Declan Gallagher to Livingston
It didn’t seem imaginable when Livingston sold Coll Donaldson in January that they’d eventually replace him with someone who had a stronger 2013/14 season. Donaldson is an incredible prospect and by the time his career is done he should have dwarfed any success that Gallagher may enjoy, but for the here-and-now John McGlynn has gotten himself an upgrade.
Gallagher should have been playing in the Premiership this season. Not only was he one of the better players in the Dundee team, he was arguably among the best in the division. The Dees had their share of critics for the laboured manner in which they finally secured the second tier crown that looked a certainty back in August, though Gallagher was one such player who did not his share of mocking tones aimed at the Dens Park club.
Easily identifiable by his huge frame, the former Clyde player is more than just a towering stopper of crosses and long balls. He has the ability to bring play out from the back and reads the game with intelligence not usually synonymous with someone of his size.

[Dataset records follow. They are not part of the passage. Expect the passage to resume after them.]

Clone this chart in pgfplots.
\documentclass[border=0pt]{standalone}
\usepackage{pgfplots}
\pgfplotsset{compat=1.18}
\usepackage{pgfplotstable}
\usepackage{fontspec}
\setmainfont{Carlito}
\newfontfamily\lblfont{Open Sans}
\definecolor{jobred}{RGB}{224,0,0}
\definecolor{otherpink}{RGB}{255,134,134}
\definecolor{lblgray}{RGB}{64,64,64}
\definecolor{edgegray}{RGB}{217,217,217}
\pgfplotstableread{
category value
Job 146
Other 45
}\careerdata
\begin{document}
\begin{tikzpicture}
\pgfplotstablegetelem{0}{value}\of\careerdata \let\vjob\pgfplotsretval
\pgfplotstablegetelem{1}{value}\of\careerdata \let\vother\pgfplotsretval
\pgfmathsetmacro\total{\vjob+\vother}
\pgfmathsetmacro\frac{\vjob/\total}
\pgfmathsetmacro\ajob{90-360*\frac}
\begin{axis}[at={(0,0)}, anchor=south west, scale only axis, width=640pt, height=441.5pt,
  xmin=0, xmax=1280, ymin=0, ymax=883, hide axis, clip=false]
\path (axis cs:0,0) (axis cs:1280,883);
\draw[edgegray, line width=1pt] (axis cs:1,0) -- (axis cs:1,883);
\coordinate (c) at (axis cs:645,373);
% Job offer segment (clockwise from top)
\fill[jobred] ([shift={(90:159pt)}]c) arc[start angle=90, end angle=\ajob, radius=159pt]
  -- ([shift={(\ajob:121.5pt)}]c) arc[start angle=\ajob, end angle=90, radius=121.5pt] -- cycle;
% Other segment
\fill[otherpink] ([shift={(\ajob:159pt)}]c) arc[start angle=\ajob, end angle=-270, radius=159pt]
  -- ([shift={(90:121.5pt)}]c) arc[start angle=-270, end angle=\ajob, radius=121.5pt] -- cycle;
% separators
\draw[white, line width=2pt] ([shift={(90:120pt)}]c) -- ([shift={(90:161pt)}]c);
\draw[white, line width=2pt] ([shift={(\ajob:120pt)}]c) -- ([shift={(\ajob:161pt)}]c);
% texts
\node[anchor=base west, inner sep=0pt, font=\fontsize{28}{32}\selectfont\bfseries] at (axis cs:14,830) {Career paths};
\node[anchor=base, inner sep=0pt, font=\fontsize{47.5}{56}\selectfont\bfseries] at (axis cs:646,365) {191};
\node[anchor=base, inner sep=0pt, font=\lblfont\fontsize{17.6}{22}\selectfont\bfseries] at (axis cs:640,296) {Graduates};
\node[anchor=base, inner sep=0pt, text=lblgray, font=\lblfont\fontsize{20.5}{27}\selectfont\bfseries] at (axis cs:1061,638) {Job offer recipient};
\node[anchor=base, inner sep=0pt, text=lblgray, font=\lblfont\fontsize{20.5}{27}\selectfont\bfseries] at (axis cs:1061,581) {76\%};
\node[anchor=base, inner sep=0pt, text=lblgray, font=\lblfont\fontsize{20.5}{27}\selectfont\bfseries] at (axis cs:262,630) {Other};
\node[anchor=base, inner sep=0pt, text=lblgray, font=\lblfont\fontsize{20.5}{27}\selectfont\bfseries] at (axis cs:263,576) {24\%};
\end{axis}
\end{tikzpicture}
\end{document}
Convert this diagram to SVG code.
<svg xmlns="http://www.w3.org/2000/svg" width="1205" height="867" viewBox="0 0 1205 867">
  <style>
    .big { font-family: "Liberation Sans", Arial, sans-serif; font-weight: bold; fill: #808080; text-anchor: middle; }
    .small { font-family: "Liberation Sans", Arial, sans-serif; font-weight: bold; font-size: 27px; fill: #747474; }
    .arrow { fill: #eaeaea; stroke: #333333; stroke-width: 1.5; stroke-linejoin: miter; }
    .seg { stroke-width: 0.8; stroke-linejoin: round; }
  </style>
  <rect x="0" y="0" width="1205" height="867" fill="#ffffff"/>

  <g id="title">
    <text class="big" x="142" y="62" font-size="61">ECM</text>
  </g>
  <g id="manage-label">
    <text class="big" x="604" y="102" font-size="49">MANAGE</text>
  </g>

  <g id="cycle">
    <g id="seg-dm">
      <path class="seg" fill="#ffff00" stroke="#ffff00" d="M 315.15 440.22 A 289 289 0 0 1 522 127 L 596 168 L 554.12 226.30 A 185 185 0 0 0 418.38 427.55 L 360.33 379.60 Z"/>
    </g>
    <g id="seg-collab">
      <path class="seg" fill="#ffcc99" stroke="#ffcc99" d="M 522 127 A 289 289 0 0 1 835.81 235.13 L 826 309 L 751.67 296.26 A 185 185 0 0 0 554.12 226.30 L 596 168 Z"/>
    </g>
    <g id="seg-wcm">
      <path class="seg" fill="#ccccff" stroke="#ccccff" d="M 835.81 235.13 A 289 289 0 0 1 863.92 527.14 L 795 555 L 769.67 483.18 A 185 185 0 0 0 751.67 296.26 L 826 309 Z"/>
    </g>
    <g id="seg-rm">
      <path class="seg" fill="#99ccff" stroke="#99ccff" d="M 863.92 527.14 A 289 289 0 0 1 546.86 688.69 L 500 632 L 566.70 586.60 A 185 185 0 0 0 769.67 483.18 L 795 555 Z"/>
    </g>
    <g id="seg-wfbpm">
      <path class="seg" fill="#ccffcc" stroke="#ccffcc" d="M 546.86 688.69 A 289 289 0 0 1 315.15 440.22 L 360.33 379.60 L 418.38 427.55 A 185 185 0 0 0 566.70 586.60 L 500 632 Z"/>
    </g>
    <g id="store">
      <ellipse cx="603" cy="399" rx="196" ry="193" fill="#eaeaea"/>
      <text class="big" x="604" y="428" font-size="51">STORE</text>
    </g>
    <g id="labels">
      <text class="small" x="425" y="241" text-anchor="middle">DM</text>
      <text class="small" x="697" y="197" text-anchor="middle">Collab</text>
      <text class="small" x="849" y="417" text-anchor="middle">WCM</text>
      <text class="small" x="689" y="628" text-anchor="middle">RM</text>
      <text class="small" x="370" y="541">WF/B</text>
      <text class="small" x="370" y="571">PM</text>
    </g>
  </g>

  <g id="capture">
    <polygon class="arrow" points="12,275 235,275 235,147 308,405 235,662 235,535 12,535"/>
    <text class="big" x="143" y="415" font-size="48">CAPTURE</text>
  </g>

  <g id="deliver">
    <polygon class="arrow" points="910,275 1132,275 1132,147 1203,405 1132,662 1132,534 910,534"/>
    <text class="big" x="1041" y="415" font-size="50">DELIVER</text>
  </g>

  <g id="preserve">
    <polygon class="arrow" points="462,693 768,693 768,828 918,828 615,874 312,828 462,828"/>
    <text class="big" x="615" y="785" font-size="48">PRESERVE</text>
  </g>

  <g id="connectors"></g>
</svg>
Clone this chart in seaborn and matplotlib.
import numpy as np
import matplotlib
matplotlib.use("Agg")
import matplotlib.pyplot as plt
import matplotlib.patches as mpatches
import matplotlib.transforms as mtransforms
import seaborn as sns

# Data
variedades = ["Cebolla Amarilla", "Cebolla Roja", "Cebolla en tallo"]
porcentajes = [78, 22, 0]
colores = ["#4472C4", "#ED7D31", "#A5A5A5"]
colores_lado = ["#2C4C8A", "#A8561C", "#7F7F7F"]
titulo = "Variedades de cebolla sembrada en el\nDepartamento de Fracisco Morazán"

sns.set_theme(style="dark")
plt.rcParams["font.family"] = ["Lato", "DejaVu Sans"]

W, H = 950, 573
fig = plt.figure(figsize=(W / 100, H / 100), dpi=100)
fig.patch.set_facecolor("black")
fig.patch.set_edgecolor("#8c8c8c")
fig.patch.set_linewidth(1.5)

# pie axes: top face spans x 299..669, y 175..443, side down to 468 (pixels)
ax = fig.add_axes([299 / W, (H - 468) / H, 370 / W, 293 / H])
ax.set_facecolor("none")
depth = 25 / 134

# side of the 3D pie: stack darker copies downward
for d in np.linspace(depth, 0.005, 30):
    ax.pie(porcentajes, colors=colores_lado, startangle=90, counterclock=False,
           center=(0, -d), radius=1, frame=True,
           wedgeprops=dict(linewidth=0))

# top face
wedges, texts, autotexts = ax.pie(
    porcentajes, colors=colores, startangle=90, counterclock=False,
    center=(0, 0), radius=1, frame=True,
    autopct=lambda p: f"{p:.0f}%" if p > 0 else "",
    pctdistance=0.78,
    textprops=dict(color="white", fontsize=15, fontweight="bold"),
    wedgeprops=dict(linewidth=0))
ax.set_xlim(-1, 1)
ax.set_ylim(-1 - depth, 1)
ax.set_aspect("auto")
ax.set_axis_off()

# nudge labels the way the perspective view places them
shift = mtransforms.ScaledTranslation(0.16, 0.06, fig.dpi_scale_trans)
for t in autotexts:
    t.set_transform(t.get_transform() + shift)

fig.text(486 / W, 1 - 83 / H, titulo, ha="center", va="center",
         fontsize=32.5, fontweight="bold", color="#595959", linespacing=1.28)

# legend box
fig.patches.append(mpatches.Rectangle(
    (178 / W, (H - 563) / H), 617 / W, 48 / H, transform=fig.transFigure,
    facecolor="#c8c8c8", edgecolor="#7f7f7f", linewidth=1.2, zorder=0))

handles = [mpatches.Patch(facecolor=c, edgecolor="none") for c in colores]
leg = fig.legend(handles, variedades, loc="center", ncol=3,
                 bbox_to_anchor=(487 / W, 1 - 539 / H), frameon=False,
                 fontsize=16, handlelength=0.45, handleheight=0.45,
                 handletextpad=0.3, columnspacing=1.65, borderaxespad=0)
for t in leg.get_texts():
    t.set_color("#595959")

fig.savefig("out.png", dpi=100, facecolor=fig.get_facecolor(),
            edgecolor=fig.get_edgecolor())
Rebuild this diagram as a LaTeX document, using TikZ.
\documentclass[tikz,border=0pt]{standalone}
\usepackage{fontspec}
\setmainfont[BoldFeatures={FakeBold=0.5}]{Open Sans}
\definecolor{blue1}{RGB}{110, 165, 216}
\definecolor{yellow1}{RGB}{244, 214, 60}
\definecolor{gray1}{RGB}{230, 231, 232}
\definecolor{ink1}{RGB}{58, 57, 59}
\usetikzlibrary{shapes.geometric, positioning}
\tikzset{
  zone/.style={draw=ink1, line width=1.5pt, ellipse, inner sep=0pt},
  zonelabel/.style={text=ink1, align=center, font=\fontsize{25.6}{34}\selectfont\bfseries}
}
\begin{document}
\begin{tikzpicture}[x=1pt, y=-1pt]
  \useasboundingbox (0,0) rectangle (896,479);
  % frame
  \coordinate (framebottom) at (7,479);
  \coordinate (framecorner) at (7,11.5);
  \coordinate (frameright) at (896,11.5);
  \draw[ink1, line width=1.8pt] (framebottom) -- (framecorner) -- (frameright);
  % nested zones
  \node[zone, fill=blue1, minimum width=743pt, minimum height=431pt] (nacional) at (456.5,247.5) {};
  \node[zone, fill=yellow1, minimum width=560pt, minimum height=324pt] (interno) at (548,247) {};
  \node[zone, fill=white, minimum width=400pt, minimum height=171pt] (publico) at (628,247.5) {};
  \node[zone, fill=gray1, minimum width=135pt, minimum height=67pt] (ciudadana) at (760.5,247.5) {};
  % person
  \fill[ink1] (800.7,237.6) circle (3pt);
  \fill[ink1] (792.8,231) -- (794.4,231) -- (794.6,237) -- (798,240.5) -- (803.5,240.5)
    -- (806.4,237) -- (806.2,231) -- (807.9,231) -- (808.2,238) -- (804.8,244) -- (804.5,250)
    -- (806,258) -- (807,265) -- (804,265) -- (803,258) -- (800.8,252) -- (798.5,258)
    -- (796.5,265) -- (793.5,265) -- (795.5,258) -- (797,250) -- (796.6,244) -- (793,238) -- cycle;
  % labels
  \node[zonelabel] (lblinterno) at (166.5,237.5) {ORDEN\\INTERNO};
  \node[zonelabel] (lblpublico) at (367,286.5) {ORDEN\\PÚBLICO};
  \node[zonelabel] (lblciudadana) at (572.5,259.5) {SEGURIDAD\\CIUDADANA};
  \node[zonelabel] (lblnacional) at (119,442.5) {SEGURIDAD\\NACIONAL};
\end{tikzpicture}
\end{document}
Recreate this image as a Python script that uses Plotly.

That he hasn’t yet risen to the next level is down to a long running, yet utterly mystifying, contract saga between the player and his former club. Dundee eventually announced that a third contract offer had not been accepted and a fourth would not be forthcoming. Whether this was about money or first team assurances, Livingston have benefited from the split. Gallagher will slot in alongside Simon Mensing next season and provide the club with one of the stronger (in every sense of the world) centre back partnerships in the division.
Question marks over his character in light of the contract dispute, and some other off-field concerns, are the only things keeping this acquisition from getting full marks.